Toolforge: consider introducing some semantics for persistent storage
Open, Needs TriagePublic

Description

During Wikimedia-Hackathon-2023 it was mentioned a couple of times how convenient it would be to have something similar to cinder volumes but for toolforge tools.

We could have a command line interface to create/manage different storage kinds. This has been previously suggested, some kind of toolforge storage [..] interface, with options to manage different backends:

  • Ceph RBD volumes (similar to openstack cinder)
  • NFS-like volumes (for filesharing)
  • scratch-like storage (disposable)
  • some kind of backups, TBD
  • etc

With particular semantics that could be like:

  • Read only storages for retrieval of public data (dumps, mediawiki), this would be parallel to the replicas as information sources.
  • Read/write persistent shared storage (current scratch), this would be for sharing between users/projects.
  • Read/write persistent private storage (current project home), this would be for your own tool, private
  • Read/write ephemeral private storage (current /tmp, home project), this would be for temporary big file processing and such, I think currently people just use the home directory.

Event Timeline

See comments from https://gerrit.wikimedia.org/r/c/operations/software/tools-webservice/+/920259 also:

A bit of a rambling, but I see the storage split in different groups/use-cases.

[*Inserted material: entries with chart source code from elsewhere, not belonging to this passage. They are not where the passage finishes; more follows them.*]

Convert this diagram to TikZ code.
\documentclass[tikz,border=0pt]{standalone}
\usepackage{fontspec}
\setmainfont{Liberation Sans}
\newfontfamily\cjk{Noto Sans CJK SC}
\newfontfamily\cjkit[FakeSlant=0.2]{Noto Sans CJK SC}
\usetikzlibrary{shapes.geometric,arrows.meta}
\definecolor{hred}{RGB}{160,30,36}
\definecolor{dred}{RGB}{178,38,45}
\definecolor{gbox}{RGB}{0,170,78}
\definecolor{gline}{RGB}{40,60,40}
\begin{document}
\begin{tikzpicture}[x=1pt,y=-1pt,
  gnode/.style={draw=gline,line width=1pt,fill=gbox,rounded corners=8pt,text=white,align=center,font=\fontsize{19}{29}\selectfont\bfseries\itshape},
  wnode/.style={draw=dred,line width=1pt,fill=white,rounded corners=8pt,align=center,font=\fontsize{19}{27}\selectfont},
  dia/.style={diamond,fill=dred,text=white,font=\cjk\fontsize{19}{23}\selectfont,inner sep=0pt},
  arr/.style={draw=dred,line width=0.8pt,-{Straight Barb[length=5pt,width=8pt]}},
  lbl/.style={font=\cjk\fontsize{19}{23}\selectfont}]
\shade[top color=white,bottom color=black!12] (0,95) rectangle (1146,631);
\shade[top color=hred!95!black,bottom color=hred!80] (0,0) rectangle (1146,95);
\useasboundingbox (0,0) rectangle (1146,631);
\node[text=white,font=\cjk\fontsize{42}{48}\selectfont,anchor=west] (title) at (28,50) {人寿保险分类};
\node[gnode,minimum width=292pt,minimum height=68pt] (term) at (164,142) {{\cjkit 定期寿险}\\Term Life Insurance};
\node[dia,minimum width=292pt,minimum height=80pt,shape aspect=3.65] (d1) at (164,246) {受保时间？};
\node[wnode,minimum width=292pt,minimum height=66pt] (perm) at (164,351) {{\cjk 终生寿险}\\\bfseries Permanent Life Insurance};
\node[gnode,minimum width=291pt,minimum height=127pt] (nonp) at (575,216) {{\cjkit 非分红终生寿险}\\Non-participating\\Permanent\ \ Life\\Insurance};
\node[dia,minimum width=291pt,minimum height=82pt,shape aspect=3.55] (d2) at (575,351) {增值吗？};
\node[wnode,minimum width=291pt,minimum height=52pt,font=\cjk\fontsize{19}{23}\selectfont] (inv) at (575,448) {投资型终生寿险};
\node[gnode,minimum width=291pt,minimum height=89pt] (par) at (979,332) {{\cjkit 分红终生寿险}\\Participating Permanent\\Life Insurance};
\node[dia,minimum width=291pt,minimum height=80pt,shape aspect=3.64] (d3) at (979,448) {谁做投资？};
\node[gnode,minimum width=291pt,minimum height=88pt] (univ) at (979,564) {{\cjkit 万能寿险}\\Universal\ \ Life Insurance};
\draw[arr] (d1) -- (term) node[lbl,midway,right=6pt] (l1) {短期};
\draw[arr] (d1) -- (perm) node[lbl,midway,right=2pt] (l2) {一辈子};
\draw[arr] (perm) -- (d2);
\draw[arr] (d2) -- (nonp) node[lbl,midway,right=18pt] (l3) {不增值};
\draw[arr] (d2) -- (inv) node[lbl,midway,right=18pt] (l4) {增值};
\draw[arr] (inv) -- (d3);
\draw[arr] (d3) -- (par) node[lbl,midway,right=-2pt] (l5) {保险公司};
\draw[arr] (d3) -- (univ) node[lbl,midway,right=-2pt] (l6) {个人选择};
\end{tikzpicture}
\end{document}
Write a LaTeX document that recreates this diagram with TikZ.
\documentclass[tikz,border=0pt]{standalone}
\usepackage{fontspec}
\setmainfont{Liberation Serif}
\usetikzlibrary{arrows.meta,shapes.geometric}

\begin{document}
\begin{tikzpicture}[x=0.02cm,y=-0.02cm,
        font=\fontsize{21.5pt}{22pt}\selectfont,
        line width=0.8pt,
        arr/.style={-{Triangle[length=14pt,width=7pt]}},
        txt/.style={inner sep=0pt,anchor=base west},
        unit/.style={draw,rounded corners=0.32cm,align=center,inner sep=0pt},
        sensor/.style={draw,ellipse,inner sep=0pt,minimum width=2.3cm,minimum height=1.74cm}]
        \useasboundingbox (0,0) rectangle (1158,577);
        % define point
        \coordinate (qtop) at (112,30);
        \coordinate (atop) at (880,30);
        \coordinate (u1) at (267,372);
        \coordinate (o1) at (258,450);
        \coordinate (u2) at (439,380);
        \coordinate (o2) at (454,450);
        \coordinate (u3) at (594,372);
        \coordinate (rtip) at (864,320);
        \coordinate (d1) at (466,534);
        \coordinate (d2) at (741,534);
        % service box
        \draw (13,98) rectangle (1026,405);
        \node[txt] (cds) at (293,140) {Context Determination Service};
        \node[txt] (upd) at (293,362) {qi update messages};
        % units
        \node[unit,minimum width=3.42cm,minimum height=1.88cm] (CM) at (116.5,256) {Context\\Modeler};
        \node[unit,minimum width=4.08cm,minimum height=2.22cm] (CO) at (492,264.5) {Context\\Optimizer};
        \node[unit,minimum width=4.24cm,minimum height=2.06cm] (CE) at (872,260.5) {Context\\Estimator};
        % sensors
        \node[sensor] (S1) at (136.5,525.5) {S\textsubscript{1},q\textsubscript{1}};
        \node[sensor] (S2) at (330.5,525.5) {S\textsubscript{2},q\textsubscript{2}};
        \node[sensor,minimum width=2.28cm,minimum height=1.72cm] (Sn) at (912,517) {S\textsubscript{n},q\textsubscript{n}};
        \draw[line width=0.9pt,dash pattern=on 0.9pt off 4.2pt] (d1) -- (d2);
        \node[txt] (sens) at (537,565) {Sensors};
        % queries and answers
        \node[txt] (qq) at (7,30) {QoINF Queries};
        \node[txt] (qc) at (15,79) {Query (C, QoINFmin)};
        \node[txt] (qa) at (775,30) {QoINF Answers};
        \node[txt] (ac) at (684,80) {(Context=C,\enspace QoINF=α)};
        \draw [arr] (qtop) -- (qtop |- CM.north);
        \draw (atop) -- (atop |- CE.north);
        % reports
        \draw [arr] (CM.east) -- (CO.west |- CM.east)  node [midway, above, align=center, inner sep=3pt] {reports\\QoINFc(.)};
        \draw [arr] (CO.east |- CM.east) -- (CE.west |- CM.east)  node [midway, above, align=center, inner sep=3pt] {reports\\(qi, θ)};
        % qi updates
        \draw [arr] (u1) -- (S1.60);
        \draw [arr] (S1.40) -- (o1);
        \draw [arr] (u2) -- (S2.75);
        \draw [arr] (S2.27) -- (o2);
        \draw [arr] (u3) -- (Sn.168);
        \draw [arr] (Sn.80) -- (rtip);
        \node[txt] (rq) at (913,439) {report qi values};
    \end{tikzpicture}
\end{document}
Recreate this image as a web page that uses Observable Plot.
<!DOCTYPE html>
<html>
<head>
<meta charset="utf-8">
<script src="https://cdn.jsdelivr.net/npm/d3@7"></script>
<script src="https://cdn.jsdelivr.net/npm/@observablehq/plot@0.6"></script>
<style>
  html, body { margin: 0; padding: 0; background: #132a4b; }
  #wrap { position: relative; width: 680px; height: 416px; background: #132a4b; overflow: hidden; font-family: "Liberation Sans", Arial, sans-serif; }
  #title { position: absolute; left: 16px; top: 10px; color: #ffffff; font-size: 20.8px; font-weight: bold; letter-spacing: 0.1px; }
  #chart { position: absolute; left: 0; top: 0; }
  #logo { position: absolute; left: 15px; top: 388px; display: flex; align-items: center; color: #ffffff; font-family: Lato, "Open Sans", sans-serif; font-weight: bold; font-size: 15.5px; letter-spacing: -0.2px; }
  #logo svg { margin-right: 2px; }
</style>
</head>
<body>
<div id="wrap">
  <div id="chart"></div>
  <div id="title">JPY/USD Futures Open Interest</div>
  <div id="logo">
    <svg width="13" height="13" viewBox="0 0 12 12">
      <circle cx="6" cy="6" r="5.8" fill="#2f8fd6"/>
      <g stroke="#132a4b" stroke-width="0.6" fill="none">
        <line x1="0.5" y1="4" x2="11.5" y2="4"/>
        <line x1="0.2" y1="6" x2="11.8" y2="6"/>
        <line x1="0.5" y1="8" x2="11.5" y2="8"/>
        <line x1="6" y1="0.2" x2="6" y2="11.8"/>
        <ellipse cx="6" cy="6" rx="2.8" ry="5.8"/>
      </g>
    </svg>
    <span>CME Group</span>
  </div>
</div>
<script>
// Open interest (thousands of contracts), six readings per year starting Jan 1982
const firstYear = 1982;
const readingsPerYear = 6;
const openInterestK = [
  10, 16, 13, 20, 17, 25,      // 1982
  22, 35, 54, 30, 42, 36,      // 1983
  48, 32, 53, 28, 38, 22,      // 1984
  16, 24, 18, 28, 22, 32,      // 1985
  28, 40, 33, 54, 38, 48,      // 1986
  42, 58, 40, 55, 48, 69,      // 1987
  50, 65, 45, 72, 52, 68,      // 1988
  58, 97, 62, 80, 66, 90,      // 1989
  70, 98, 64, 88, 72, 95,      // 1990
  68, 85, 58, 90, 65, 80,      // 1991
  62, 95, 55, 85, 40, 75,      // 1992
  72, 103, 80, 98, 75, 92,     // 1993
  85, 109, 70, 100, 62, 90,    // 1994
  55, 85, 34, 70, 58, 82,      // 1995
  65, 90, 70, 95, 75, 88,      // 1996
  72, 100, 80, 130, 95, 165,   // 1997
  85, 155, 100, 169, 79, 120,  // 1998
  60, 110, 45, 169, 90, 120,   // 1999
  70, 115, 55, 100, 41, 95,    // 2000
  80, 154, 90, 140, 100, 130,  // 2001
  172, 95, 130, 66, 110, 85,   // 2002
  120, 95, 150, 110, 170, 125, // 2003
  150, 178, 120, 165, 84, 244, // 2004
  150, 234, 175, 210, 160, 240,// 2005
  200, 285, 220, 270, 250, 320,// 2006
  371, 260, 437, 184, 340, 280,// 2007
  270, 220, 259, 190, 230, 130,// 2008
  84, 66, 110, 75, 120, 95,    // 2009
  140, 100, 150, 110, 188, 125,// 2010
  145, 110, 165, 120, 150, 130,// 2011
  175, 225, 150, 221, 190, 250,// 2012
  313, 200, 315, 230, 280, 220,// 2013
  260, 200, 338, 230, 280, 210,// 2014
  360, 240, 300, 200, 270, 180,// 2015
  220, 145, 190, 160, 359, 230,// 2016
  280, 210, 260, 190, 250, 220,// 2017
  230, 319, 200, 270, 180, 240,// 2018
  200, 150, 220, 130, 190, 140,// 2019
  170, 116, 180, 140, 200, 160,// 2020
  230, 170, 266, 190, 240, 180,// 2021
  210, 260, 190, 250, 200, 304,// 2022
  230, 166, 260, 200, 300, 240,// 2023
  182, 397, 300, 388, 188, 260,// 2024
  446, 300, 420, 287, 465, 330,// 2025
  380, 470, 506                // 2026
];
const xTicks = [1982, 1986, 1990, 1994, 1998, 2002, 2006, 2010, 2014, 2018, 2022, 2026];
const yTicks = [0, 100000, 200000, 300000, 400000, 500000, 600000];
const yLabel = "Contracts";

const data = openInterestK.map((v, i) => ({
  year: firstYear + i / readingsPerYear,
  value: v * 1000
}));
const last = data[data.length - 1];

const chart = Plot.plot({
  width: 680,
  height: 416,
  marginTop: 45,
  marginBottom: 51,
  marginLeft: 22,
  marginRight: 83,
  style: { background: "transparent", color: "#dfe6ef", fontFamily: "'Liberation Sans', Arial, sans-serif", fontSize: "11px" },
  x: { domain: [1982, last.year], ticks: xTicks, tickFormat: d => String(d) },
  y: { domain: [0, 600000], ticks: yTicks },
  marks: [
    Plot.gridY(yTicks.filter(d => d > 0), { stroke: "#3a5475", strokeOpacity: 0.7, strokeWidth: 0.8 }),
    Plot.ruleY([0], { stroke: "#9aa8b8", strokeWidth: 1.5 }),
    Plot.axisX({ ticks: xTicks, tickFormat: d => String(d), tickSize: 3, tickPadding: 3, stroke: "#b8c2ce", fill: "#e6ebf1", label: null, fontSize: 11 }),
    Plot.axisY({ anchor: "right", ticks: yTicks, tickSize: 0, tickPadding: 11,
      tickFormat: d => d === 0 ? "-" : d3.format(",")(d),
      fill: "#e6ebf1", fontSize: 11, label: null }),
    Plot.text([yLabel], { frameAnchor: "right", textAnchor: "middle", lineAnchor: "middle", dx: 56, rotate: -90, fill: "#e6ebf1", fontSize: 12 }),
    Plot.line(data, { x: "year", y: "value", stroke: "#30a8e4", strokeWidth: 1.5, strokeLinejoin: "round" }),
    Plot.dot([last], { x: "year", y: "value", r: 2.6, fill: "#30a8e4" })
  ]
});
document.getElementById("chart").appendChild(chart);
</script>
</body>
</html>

  1. Read only storages for retrieval of public data (dumps, mediawiki), this would be parallel to the replicas as information sources.
  2. Read/write persistent shared storage (current scratch), this would be for sharing between users/projects.
  3. Read/write persistent private storage (current project home), this would be for your own tool, private
  4. Read/write ephemeral private storage (current /tmp, home project), this would be for temporary big file processing and such, I think currently people just use the home directory.

Each could be implemented in a different way (probably the best, as they are quite different), but we might want to create different abstractions on top of them so we can evolve them differently.

That might eventually come to have something like (not saying to implement now though):

--data-services-storage=enable // to enable mounting dumps/mediawiki/..., #1
--shared-storage=enable // this would be #2
--project-data=enable  // to enable mounting the project data directory, #3
--ephemeral-storage=enable // #4

Then for each, we could have values like "enable/disable/preview" or similar to choose if you wont the current supported one, disable it, or use the "preview" version.

Also, from the list thread https://lists.wikimedia.org/hyperkitty/list/cloud-admin@lists.wikimedia.org/thread/CHGYMEUYSIFU3AIVPXFKEFIDT7UK6YV2/ (storage section).

I would try to keep it transparent for the user if it's using cinder volumes, nfs shares, ceph rdb images, or anything else.

nskaggs renamed this task from Toolforge: consider introducing some semantics for presistent storage to Toolforge: consider introducing some semantics for persistent storage.May 22 2023, 4:49 PM

I think we are all in the same page. Refreshed the task description with all the additional info.